If you hope to gain the nutritional properties associated with a particular tea blend, it is important to note that most teas, green tea in particular, begins to lose these qualities within nine months to one year of the initial harvest. This is definitely something to consider when determining how long to keep a tea.
Loose-leaf tea, while more complex to brew, is actually the easiest to store, as it typically comes in a metal tin upon purchase. After that, the tea should simply be stored in a dry, dark area. However, if you have been given fresh tea by a friend which isn’t contained, place the tea within a metal tin of your own within three to five days of acquiring it.
If you do not have a metal tin, feel free to use an opaque plastic container with an airtight lid – just make sure that it is odorless! You would not want your tea to smell like last week’s lasagna.
When it comes to storage, tea bags are a bit trickier.
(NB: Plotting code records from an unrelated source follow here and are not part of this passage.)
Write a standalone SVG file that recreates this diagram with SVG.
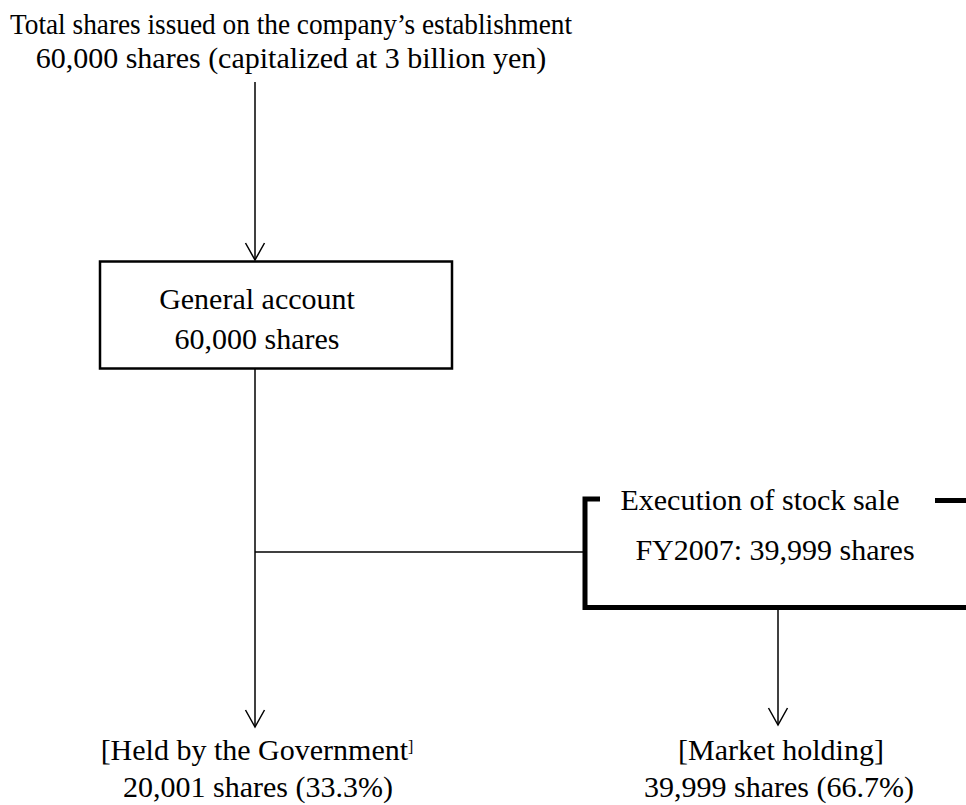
<svg xmlns="http://www.w3.org/2000/svg" width="966" height="805" viewBox="0 0 966 805">
<defs>
<style>
text{font-family:"Liberation Serif","Times New Roman",serif;font-size:30px;fill:#000;text-anchor:middle}
.ln{stroke:#000;stroke-width:1.5;fill:none}
.arr{stroke:#000;stroke-width:1.5;fill:none}
.thick{stroke:#000;stroke-width:5;fill:none}
</style>
<marker id="ah" viewBox="-20 -12 22 24" markerWidth="22" markerHeight="24" refX="0" refY="0" orient="auto" markerUnits="userSpaceOnUse" overflow="visible">
<path d="M-17,-9.5 L0,0 L-17,9.5" fill="none" stroke="#000" stroke-width="1.5"/>
</marker>
</defs>
<rect width="966" height="805" fill="#fff"/>
<g id="top-label">
<text x="291" y="34" font-size="27" textLength="562" lengthAdjust="spacingAndGlyphs">Total shares issued on the company’s establishment</text>
<text x="291" y="68">60,000 shares (capitalized at 3 billion yen)</text>
</g>
<g id="general-account">
<rect x="100" y="261.5" width="352" height="107" fill="#fff" stroke="#000" stroke-width="2.5"/>
<text x="257" y="309">General account</text>
<text x="257" y="349">60,000 shares</text>
</g>
<g id="stock-sale">
<path class="thick" d="M600,499 H585 V607.5 H966"/>
<path class="thick" d="M935,500.5 H966"/>
<text x="760" y="510">Execution of stock sale</text>
<text x="775" y="560">FY2007: 39,999 shares</text>
</g>
<g id="government">
<text x="257" y="760">[Held by the Government<tspan font-size="16" dy="-8">]</tspan></text>
<text x="258" y="797">20,001 shares (33.3%)</text>
</g>
<g id="market">
<text x="781" y="760">[Market holding]</text>
<text x="779" y="797">39,999 shares (66.7%)</text>
</g>
<g id="connectors">
<line class="arr" x1="255" y1="82" x2="255" y2="260" marker-end="url(#ah)"/>
<line class="arr" x1="255" y1="369" x2="255" y2="727" marker-end="url(#ah)"/>
<line class="ln" x1="255" y1="552" x2="583" y2="552"/>
<line class="arr" x1="778" y1="610" x2="778" y2="725" marker-end="url(#ah)"/>
</g>
</svg>
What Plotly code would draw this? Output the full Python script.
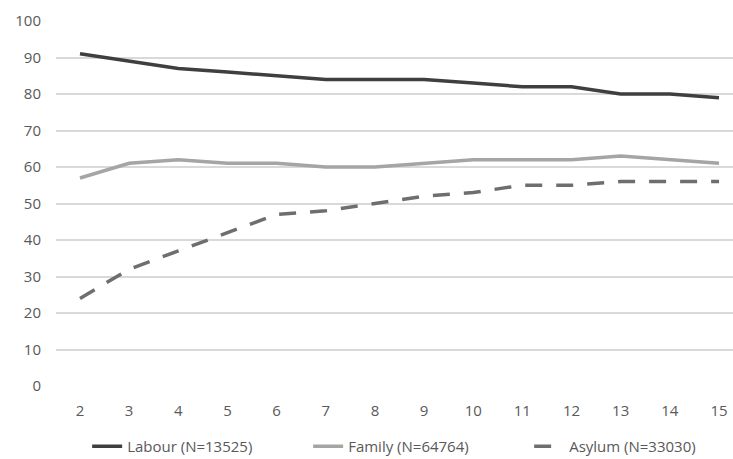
import plotly.graph_objects as go

years = [2, 3, 4, 5, 6, 7, 8, 9, 10, 11, 12, 13, 14, 15]
labour = [91, 89, 87, 86, 85, 84, 84, 84, 83, 82, 82, 80, 80, 79]
family = [57, 61, 62, 61, 61, 60, 60, 61, 62, 62, 62, 63, 62, 61]
asylum = [24, 32, 37, 42, 47, 48, 50, 52, 53, 55, 55, 56, 56, 56]
yticks = [0, 10, 20, 30, 40, 50, 60, 70, 80, 90, 100]

fig = go.Figure()
fig.add_trace(go.Scatter(x=years, y=labour, mode="lines", name="Labour (N=13525)",
                         line=dict(color="#3f3f3f", width=3.5)))
fig.add_trace(go.Scatter(x=years, y=family, mode="lines", name="Family (N=64764)",
                         line=dict(color="#a5a5a5", width=3.5)))
fig.add_trace(go.Scatter(x=years, y=asylum, mode="lines", name="Asylum (N=33030)",
                         line=dict(color="#6e6e6e", width=3.5, dash="17px,14px")))

fig.update_layout(
    width=733, height=459,
    margin=dict(l=56, r=0, t=21, b=73, autoexpand=False),
    plot_bgcolor="white", paper_bgcolor="white",
    font=dict(family="Open Sans", size=15, color="#595959"),
    showlegend=True,
    legend=dict(orientation="h", x=0.046, xanchor="left", y=-0.166, yanchor="middle",
                font=dict(size=15, color="#595959"), entrywidth=176,
                traceorder="normal", borderwidth=0),
    xaxis=dict(range=[1.512, 15.285], tickmode="array", tickvals=years,
               ticktext=[str(v) for v in years], showgrid=False, zeroline=False,
               showline=False, ticks="", ticklabelstandoff=14),
    yaxis=dict(range=[0, 100], tickmode="array", tickvals=yticks,
               showgrid=True, gridcolor="#d9d9d9", gridwidth=1.5, zeroline=False,
               showline=False, ticks="", ticklabelstandoff=14),
)

fig.write_html("out.html", config={"displayModeBar": False},
               post_script="document.body.style.margin='0';")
This is simply because they often come in a vast variety of packaging, some which are not reliable for longtime storage. Bigelow, Stash, and Tazo tea bags are the best buys, hands down. In addition to a flavorful blend, they are also contained within opaque aluminum sleeves, doing the preservation work for you. All you have to do is store them in a cool, dry place.
However, if you are a fan of another brand of tea which comes in a cardboard box, and doesn’t have a protective aluminum casing, consider placing these tea bags in a tea tin similar to the aforementioned loose-leaf teas. Just make sure to store one variety per tin, so they will not absorb one another’s aromas.